Data rows
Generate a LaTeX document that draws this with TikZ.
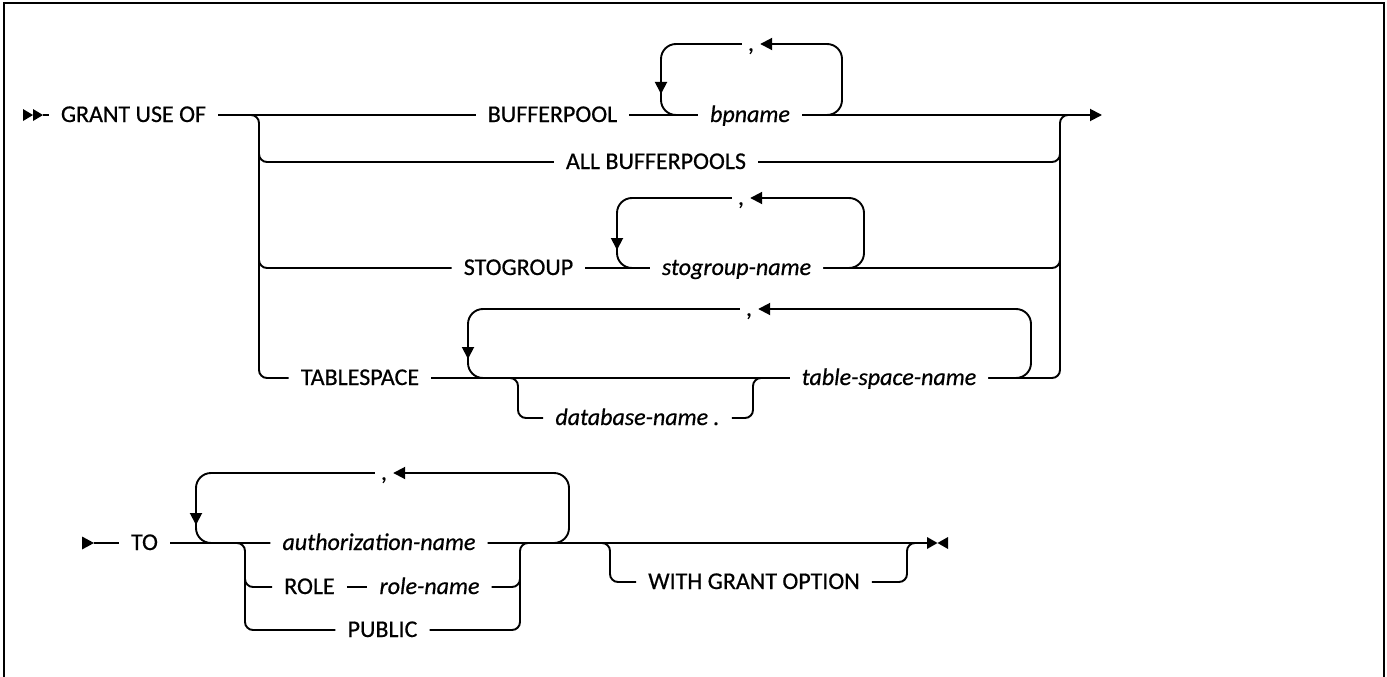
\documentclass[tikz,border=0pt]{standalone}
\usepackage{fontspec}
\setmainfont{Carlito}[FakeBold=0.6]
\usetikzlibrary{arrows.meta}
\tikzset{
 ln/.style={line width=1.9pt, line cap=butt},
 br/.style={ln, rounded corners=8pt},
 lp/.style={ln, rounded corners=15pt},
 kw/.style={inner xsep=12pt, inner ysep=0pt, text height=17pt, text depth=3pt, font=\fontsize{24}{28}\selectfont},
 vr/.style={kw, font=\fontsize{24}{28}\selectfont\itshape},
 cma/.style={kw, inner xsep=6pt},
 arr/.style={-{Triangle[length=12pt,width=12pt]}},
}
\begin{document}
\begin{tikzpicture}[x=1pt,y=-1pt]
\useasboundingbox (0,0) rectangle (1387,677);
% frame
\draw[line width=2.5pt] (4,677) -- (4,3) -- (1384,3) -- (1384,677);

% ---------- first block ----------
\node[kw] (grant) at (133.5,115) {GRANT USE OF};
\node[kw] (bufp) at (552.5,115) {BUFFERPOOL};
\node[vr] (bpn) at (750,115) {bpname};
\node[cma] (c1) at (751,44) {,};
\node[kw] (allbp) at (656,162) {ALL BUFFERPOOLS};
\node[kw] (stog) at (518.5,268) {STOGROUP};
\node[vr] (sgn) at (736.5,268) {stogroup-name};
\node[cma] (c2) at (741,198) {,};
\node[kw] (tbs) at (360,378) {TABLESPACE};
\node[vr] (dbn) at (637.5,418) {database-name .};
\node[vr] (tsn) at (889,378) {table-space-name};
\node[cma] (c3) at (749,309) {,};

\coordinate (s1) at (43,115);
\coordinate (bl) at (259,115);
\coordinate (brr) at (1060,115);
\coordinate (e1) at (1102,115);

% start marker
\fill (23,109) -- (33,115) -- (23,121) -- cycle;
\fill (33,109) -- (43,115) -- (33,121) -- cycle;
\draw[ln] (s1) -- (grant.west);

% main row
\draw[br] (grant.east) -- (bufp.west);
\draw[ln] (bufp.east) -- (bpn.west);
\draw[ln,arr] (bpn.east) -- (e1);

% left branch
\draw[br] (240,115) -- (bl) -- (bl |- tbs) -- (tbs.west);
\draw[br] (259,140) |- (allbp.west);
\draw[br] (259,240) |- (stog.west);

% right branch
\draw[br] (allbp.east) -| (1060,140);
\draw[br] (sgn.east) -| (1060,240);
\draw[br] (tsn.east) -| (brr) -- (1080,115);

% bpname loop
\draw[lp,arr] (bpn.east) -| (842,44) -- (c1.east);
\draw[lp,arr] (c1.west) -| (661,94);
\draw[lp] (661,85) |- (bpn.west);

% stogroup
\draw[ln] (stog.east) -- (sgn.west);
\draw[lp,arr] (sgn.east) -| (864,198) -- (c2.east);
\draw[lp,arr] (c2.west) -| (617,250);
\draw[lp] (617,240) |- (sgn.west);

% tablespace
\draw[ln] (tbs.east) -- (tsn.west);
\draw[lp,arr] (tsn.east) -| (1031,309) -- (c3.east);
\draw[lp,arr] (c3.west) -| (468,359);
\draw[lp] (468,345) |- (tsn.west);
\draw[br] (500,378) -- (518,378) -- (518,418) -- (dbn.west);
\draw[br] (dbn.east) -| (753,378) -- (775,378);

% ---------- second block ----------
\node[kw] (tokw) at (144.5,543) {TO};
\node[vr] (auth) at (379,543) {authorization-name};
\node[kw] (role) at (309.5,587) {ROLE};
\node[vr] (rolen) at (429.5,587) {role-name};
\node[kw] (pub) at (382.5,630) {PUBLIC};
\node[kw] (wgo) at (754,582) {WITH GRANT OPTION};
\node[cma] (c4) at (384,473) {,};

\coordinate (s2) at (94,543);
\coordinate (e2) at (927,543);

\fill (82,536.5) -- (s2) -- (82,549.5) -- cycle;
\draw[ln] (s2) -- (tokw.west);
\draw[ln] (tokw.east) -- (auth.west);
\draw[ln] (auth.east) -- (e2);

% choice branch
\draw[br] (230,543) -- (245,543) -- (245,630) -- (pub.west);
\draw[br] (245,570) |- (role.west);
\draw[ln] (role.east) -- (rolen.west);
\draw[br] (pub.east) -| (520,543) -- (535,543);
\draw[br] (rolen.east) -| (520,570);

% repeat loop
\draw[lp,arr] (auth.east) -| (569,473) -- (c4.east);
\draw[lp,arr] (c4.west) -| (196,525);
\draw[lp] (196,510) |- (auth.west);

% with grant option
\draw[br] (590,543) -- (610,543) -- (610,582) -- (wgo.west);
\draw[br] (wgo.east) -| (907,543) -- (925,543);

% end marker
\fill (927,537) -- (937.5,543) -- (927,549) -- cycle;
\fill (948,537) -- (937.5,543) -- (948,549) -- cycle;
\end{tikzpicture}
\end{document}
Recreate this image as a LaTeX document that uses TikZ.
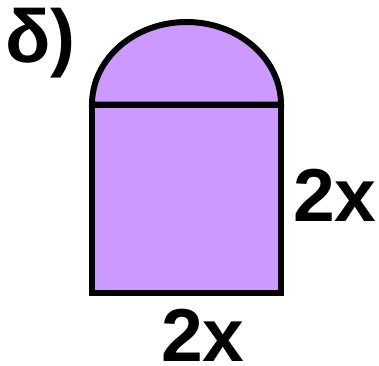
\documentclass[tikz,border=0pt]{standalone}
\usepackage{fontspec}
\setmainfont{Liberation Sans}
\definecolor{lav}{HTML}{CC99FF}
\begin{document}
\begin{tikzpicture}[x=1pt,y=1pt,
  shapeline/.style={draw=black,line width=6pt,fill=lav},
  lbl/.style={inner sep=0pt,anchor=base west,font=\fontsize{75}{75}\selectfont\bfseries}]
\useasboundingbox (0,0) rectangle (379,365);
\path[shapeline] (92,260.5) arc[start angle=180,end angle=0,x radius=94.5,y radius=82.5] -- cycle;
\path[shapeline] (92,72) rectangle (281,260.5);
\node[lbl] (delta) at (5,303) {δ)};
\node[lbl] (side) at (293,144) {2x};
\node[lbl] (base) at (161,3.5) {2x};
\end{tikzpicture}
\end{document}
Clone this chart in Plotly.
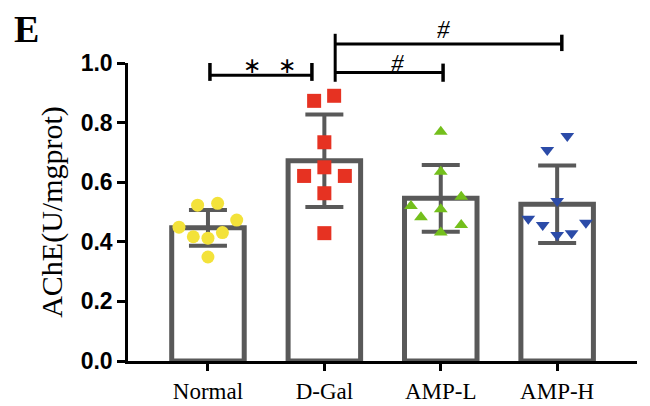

Work to do
Repeat the records above exactly, from the first line through the line containing "(e1) at (1102,115);", and leave out the pictures.

Written solution
Generate a LaTeX document that draws this with TikZ.
\documentclass[tikz,border=0pt]{standalone}
\usepackage{fontspec}
\setmainfont{Carlito}[FakeBold=0.6]
\usetikzlibrary{arrows.meta}
\tikzset{
 ln/.style={line width=1.9pt, line cap=butt},
 br/.style={ln, rounded corners=8pt},
 lp/.style={ln, rounded corners=15pt},
 kw/.style={inner xsep=12pt, inner ysep=0pt, text height=17pt, text depth=3pt, font=\fontsize{24}{28}\selectfont},
 vr/.style={kw, font=\fontsize{24}{28}\selectfont\itshape},
 cma/.style={kw, inner xsep=6pt},
 arr/.style={-{Triangle[length=12pt,width=12pt]}},
}
\begin{document}
\begin{tikzpicture}[x=1pt,y=-1pt]
\useasboundingbox (0,0) rectangle (1387,677);
% frame
\draw[line width=2.5pt] (4,677) -- (4,3) -- (1384,3) -- (1384,677);

% ---------- first block ----------
\node[kw] (grant) at (133.5,115) {GRANT USE OF};
\node[kw] (bufp) at (552.5,115) {BUFFERPOOL};
\node[vr] (bpn) at (750,115) {bpname};
\node[cma] (c1) at (751,44) {,};
\node[kw] (allbp) at (656,162) {ALL BUFFERPOOLS};
\node[kw] (stog) at (518.5,268) {STOGROUP};
\node[vr] (sgn) at (736.5,268) {stogroup-name};
\node[cma] (c2) at (741,198) {,};
\node[kw] (tbs) at (360,378) {TABLESPACE};
\node[vr] (dbn) at (637.5,418) {database-name .};
\node[vr] (tsn) at (889,378) {table-space-name};
\node[cma] (c3) at (749,309) {,};

\coordinate (s1) at (43,115);
\coordinate (bl) at (259,115);
\coordinate (brr) at (1060,115);
\coordinate (e1) at (1102,115);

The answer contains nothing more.